In hopes of discouraging Bill from these practices, friends from a local AA group contacted C.S. Lewis the noted Christian writer in England and received a letter discouraging his practices in the occult in no uncertain terms. The letter had no effect on Bill. In the end, Bill wanted desperately to lead his own life and, for better or for worse, Lois was willing to journey it with him and put up with his hurtful infidelities. Perhaps if she had divorced him things would have been different, but this we’ll never know. 

Bill’s lingering depression lifted somewhat after he turned AA over to the General Service Board in 1955 but he could never fully escape the heavy weight of the crown that marked him, “Founder of AA.” The principle of anonymity that he saw as so important for the maintenance of sobriety and for the achievement of spiritual maturity, this was denied to him by the members of the fellowship he founded. He could not go to meetings without being recognized and was always treated differently than the normal drunk. The disservice done to him in life is now being done to him as well in death. We will have our saints, perhaps so we need not look too closely at ourselves. 

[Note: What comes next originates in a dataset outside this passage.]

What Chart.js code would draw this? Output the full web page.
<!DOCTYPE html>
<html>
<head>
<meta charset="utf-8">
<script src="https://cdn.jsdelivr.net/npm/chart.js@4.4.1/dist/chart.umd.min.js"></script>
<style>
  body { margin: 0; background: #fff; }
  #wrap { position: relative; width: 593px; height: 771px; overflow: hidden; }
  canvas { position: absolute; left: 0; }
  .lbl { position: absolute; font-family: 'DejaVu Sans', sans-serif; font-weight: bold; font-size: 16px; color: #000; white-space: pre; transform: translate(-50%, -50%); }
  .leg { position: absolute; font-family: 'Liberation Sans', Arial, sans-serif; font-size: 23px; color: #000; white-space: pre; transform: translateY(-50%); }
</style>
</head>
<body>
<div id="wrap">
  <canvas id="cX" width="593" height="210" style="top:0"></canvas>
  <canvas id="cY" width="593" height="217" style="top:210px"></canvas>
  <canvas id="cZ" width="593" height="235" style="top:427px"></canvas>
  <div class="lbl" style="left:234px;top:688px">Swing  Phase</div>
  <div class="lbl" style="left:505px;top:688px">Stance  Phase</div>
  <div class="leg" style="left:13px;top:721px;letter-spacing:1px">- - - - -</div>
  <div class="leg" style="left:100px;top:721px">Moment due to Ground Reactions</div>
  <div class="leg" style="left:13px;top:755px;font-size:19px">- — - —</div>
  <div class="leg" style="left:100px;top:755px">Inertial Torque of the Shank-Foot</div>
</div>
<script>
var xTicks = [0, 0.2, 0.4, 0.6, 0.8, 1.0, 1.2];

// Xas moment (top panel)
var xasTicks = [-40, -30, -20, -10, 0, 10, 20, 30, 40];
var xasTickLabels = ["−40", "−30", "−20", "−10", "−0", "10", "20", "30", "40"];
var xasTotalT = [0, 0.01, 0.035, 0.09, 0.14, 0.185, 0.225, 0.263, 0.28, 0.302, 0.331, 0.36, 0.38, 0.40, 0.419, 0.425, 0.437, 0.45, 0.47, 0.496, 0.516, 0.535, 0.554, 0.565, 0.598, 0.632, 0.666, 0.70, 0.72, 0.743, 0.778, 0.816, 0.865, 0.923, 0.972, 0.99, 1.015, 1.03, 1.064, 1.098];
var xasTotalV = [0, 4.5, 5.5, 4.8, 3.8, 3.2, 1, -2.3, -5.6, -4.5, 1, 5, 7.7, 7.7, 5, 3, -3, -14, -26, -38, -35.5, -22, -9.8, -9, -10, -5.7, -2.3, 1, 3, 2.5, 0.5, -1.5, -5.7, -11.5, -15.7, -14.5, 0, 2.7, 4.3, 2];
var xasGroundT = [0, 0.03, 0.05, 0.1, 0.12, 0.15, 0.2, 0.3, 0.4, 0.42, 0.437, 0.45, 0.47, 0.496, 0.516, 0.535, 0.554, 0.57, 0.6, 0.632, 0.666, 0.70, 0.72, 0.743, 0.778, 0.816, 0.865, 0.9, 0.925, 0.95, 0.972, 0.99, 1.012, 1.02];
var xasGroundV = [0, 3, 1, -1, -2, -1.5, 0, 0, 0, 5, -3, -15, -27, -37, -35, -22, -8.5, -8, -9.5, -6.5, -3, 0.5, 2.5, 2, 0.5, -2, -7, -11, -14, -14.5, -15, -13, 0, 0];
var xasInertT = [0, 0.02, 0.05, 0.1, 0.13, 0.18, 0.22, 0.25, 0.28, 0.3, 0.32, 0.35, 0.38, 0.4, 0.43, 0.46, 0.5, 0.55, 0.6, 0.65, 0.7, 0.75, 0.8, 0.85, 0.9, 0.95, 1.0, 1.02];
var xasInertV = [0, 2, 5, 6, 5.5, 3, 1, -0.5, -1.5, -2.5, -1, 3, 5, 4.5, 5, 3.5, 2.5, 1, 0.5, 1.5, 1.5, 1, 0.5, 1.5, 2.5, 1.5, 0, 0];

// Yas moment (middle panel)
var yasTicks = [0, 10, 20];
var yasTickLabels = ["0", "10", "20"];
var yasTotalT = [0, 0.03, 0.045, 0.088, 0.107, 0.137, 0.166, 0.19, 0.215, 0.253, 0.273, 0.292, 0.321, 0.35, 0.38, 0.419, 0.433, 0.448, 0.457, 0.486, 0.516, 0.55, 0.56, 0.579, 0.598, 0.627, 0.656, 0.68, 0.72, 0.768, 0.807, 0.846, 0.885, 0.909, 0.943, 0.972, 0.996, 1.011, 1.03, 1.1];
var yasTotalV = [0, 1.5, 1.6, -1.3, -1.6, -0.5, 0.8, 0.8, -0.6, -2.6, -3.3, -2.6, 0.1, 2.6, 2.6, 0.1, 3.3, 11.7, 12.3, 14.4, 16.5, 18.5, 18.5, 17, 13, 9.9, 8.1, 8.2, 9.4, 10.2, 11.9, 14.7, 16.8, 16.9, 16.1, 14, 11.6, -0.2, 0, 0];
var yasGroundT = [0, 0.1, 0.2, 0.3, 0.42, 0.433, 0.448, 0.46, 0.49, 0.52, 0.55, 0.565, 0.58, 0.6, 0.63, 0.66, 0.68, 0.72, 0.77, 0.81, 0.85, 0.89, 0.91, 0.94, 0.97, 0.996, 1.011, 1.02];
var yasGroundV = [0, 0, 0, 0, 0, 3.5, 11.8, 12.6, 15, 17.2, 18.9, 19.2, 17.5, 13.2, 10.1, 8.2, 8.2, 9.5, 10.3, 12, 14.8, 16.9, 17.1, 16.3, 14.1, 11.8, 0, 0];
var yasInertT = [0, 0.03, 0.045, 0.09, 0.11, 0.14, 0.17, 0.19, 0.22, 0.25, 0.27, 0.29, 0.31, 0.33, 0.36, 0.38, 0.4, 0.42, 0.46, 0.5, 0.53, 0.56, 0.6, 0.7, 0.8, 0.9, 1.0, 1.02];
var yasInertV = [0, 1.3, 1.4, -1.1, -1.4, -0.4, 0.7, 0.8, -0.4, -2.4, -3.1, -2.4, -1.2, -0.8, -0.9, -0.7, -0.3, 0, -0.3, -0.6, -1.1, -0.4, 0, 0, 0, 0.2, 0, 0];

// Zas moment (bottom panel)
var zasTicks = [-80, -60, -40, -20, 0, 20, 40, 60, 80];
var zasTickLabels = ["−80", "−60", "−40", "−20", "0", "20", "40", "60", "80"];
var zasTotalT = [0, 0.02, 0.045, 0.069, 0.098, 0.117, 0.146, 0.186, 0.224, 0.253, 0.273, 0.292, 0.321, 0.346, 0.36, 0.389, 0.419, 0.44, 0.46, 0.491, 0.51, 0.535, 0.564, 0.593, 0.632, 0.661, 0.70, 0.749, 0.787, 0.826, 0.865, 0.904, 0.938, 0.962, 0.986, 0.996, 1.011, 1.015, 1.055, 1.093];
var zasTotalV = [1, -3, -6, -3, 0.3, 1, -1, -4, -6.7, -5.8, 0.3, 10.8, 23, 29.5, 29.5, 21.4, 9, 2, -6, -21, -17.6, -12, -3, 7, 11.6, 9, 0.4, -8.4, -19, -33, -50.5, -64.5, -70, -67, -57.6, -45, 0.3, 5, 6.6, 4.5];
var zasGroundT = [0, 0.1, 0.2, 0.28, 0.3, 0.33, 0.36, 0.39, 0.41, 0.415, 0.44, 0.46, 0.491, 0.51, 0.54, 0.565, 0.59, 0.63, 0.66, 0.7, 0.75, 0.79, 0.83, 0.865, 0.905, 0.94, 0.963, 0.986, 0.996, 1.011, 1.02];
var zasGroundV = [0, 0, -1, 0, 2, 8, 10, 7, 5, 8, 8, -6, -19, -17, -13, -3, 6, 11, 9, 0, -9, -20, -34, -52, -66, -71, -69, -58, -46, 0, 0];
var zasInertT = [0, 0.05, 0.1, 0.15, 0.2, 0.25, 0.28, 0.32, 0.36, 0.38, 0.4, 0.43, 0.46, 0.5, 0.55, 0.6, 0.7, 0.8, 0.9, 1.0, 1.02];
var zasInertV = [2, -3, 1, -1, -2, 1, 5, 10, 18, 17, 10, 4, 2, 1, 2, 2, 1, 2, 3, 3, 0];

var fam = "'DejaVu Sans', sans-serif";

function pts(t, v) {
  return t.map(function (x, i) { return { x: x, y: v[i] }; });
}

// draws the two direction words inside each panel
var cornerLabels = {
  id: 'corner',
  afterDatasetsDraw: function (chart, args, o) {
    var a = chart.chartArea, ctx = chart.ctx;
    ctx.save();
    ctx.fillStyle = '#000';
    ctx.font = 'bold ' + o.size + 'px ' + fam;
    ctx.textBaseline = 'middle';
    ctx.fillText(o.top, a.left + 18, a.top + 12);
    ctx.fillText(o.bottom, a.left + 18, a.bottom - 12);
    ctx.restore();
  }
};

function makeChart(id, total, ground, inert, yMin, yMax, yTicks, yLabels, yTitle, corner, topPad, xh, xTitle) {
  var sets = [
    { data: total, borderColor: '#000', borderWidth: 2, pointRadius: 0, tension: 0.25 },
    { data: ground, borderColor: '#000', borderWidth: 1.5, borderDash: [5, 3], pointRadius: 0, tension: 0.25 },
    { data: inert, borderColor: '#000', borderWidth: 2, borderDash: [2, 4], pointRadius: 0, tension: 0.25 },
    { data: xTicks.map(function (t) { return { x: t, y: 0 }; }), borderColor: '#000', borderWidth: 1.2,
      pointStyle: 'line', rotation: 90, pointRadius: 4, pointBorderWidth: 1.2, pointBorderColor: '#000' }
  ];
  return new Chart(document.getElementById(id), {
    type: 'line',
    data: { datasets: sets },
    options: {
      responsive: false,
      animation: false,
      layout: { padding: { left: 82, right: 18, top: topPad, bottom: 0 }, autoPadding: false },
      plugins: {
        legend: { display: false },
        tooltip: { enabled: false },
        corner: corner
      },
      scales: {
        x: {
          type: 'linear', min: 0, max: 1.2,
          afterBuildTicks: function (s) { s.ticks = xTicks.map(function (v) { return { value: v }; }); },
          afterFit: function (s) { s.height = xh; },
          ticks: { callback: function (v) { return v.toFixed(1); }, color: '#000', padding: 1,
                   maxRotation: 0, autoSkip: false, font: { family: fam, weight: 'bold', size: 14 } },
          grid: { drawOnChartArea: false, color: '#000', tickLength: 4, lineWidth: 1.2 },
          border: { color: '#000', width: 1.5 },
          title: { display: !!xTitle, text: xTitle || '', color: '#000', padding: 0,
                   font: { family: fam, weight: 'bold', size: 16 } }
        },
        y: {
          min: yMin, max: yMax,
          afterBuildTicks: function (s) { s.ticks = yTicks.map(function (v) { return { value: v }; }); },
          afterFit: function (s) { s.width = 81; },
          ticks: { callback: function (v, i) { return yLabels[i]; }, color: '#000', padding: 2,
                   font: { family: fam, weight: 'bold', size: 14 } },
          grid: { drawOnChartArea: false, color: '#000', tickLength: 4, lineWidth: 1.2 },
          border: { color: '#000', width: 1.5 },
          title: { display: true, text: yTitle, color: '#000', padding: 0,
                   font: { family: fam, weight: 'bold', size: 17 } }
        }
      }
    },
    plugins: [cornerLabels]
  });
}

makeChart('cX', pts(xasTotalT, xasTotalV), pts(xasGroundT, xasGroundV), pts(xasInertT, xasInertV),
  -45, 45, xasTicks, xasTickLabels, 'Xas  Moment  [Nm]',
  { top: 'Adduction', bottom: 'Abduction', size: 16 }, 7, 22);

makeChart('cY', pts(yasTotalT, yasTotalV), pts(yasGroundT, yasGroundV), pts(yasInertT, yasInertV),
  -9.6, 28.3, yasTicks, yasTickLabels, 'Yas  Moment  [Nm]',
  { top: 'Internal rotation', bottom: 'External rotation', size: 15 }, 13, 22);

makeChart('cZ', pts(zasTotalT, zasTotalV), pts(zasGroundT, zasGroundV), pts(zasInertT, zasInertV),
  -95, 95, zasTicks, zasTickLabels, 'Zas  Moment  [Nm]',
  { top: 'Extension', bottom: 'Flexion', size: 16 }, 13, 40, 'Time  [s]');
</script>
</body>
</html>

Cheever’s book may cause a storm of protest from those heavily invested in Bill’s canonization process, but it may also allow Bill Wilson to rest in the peace he so desperately sought. Bill was not a Man for all Seasons, but he was the right man for the right job at the right season. God uses us all as His instruments. A saint probably never would have gotten AA off the ground; but Bill, with all his character defects, has rocketed many into that “fourth dimension of reality” even if his own rocket may not have traveled as high or as straight as some might have wished.